[start]
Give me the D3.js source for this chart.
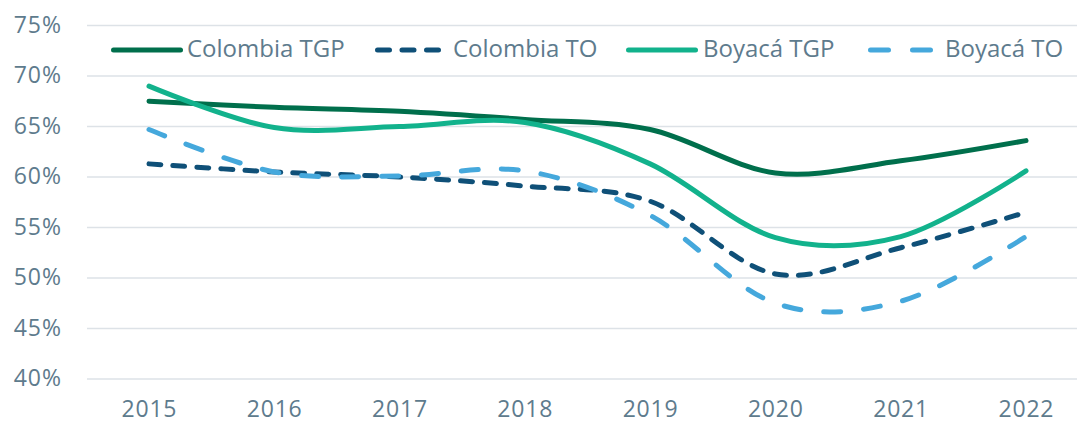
[end]
[start]
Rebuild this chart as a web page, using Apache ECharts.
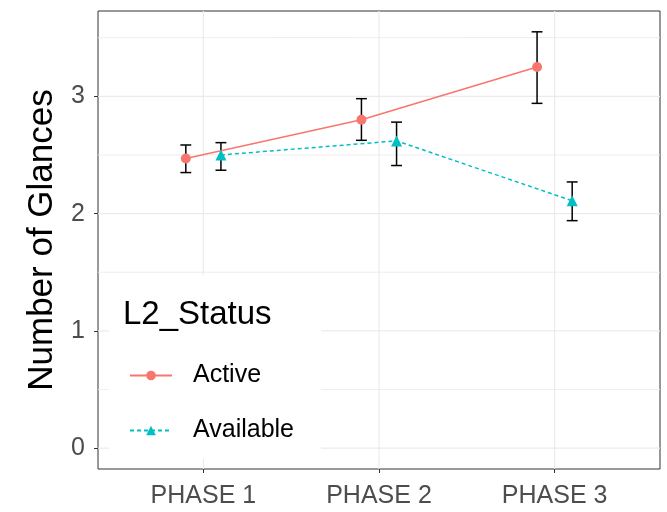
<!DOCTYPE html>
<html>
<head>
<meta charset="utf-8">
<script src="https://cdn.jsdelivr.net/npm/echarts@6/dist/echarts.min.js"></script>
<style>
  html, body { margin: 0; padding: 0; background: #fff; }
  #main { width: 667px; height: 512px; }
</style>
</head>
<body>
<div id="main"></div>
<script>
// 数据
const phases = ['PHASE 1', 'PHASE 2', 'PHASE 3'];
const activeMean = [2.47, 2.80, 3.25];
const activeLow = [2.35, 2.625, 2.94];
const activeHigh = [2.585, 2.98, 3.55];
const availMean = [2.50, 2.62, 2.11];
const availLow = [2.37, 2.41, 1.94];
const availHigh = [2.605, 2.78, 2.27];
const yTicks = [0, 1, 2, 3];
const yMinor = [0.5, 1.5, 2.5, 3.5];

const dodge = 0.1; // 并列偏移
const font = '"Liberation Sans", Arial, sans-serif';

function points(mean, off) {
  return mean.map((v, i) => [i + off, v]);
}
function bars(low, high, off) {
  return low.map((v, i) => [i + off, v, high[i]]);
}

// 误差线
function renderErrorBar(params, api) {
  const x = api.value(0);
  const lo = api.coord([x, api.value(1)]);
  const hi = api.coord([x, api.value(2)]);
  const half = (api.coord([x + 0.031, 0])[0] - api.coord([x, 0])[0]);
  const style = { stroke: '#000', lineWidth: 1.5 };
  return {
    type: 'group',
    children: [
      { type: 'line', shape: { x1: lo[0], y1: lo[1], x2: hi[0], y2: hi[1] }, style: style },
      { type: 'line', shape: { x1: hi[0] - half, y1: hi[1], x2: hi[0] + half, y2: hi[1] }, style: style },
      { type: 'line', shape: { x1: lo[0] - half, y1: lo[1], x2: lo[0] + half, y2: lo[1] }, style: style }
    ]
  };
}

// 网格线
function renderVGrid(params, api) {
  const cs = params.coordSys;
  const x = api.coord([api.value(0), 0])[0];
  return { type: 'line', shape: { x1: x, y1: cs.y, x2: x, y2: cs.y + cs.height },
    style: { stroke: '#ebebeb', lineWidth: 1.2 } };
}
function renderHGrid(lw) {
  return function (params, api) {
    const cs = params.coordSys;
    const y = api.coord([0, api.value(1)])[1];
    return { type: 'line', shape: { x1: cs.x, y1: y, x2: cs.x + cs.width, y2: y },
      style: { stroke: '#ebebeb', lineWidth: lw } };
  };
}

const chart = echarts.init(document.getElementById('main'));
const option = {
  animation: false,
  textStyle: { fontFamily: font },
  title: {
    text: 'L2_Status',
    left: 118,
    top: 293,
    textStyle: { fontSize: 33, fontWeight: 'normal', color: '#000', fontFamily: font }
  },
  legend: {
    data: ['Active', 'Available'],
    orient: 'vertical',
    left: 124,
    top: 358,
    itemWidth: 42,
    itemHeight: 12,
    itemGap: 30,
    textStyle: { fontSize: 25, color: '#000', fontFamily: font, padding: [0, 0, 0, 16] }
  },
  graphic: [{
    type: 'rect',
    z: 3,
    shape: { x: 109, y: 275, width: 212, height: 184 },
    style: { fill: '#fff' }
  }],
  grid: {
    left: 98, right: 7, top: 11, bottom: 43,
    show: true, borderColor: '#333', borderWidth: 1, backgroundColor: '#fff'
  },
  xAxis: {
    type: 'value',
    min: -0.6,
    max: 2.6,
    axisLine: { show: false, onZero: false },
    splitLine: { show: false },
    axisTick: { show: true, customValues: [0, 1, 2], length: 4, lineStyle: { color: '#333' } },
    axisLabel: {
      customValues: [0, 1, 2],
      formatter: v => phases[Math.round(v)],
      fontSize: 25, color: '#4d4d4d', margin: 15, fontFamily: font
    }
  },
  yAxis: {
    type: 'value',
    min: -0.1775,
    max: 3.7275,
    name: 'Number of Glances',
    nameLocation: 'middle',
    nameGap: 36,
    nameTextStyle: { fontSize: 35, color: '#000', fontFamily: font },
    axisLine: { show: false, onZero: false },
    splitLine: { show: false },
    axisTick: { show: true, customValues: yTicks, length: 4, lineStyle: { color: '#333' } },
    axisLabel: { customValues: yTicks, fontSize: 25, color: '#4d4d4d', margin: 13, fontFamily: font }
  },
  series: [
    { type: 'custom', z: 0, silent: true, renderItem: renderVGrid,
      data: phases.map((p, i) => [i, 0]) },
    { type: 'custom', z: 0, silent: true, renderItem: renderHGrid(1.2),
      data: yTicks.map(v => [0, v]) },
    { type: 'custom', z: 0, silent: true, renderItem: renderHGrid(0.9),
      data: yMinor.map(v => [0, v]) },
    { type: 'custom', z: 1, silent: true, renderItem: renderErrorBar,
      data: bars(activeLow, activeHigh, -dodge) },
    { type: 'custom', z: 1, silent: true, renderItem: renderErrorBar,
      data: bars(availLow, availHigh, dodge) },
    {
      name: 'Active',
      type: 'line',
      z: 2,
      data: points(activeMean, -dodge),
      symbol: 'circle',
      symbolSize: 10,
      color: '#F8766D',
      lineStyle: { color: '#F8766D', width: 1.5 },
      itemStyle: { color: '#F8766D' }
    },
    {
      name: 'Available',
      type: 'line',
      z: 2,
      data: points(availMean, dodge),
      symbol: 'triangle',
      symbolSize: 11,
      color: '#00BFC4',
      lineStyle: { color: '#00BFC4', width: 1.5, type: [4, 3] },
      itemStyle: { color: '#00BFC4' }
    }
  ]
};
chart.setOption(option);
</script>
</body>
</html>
[end]
## PROBLEM DETAILS:
From the listing above, collect each line in which the string "this" appears.

## FULL OUTPUT:
Give me the D3.js source for this chart.
Rebuild this chart as a web page, using Apache ECharts.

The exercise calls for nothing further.